A low-budgeter South of the Clouds won both the Fipresci Prize and the Firebird Awards for Young Cinema at the 28th Hong Kong International Film Festival.

South of the Clouds is the name of a place in the Yunnan province, located at the periphery of Southwestern China. Celebrated for its ethnic diversity, particularly the Mosuo people who still follow their matriarchal culture, the region is filled with strong sense of remoteness and mystery. In Zhu Wen’s second feature, this geographical location is taken as a metaphor to tell the story of his parent’s generation.

The protagonist, Xu Dagin, is a retire in his 60s. He yearns for a trip to Yunnan, but none of his children knows why it is so important to him. The film unfolds the trip’s deeper meanings progressively, but the children are ignorant of it till the very end.

So what is the meaning? In some sense, it is a “return” trip, going back to the prime time of youth and a place signifying dream and idealism. However, as we know later, Xu actually had never been to Yunnan. It is actually a pursuit for an “alter ego”, who never actualizes in life, but just as a possibility of life at a point. And such a possibility, when it is gone, becomes the impossibility of life that one can just imagine and for which one can only have regrets.

In many respects, the south stands as an antithesis of the north.

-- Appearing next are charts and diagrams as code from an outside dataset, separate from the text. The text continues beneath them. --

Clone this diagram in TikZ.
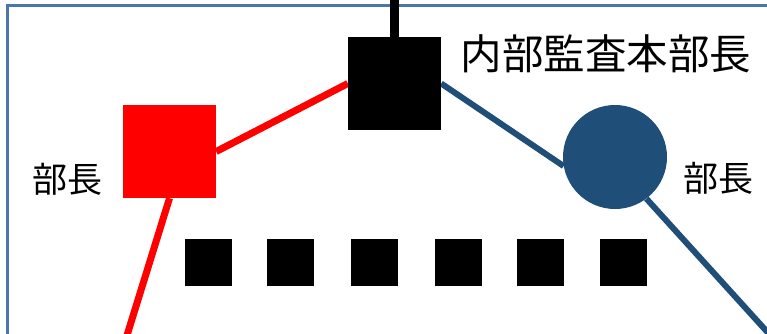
\documentclass[tikz,border=0pt]{standalone}
\usepackage{fontspec}
\newfontfamily\jpfont{Noto Sans CJK JP}
\usetikzlibrary{backgrounds}
\definecolor{frameblue}{RGB}{74,118,168}
\definecolor{navy}{RGB}{31,78,121}
\definecolor{pred}{RGB}{255,0,0}
\begin{document}
\begin{tikzpicture}[x=1pt,y=-1pt,
  bigsq/.style={rectangle, minimum size=93pt, inner sep=0pt, draw=none},
  smallsq/.style={rectangle, fill=black, minimum size=47pt, inner sep=0pt, draw=none},
  lbl/.style={inner sep=0pt, font=\jpfont\fontsize{35}{40}\selectfont},
  toplbl/.style={inner sep=0pt, font=\jpfont\fontsize{41.5}{46}\selectfont},
  redline/.style={draw=pred, line width=7pt},
  blueline/.style={draw=navy, line width=6pt},
  blackline/.style={draw=black, line width=9pt}]
\useasboundingbox (0,0) rectangle (767,333);
\clip (0,0) rectangle (767,333);
% shapes
\node[bigsq, fill=black] (top) at (394.5,83.5) {};
\node[bigsq, fill=pred] (red) at (169.5,151.5) {};
\node[circle, fill=navy, minimum size=104pt, inner sep=0pt] (blu) at (615,157) {};
\foreach \i/\x in {1/208.5,2/290.5,3/374.5,4/458.5,5/540.5,6/623.5}
  \node[smallsq] (s\i) at (\x,262.5) {};
% labels
\node[toplbl] (ttl) at (606,54) {内部監査本部長};
\node[lbl] (lred) at (67,179) {部長};
\node[lbl] (lblu) at (718,178) {部長};
% free ends
\coordinate (upEnd) at (394.5,-10);
\coordinate (redEnd) at (124,345);
\coordinate (bluEnd) at (780,346);
\begin{scope}[on background layer]
\draw[frameblue, line width=3pt] (7.5,5.5) rectangle (820,400);
\draw[blackline] (top.north) -- (upEnd);
\draw[redline] (red.east) -- (top.west);
\draw[redline] (red.south) -- (redEnd);
\draw[blueline] (top.east) -- (blu.190);
\draw[blueline] (blu.-53) -- (bluEnd);
\end{scope}
\end{tikzpicture}
\end{document}
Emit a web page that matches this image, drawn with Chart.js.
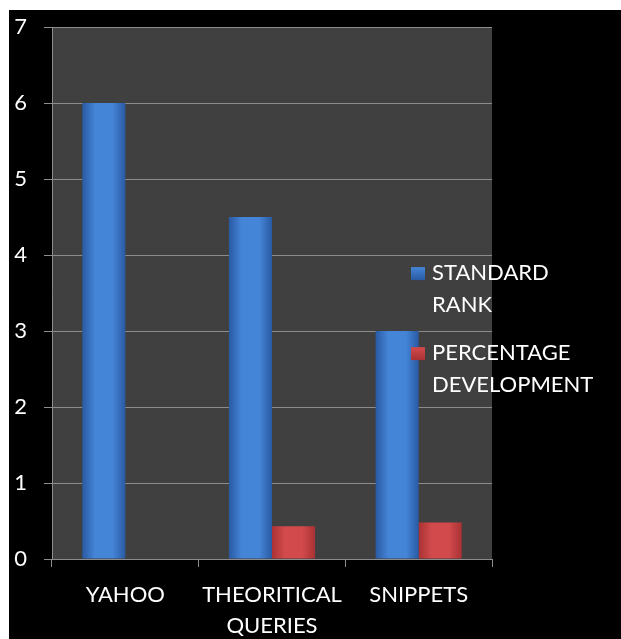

Zhu Wen cleverly takes Yunnan, a place culturally and geographically distinct from the north, as a metaphor to bring out the themes of dream and reality, primitiveness and civilization, fate and happenchance, possibility and impossibility of life, history and personal memory, individual and collectivity, etc. (though the Lugu lake which is home to the Mosuo people is not very well-tied with the film, making the link between matriarchy and patriarchy weak). And these contradictions finally become blurred after a mysterious dream which rubs off the demarcation between dream and reality. The presence of a prostitute comes immediately after the strange dream, as a U-turn, bringing Xu back to cruel reality. If Yunnan can be taken as a utopia in the film, it embodies both the eutopia (a blessed land) and the outopia (nowhere), a double meaning in the word’s original Greek form. While Xu is trapped by the prostitute, we see that his daughter, lying in bed naked and ignoring her father’s phonecall, seems deceived by the “investor” (the panda man) too. Such double deceits establish parallels and contrasts between the two generations. The father and daughter’s part is moving, but it is largely underplayed in the second half of the film.

The film ends with a close-up freeze frame of the bittersweet face of Xu, wearing a smile as tears run out of his eyes. This last shot is powerful and impressive, which shapes the mentality of the past generation – having gone through extreme hardships but still possessing of high forbearance in their lives. The film abstracts the hardships experienced by Xu’s generation. For example, it doesn’t explain the early death of his wife, neither is there a single word on the political turbulences of that era (though the word “reform through labor” may remind people of the Cultural Revolution), making the protagonist somehow “hallow”. But on the other hand, this abstraction allows the film to gain resonance from a wider public.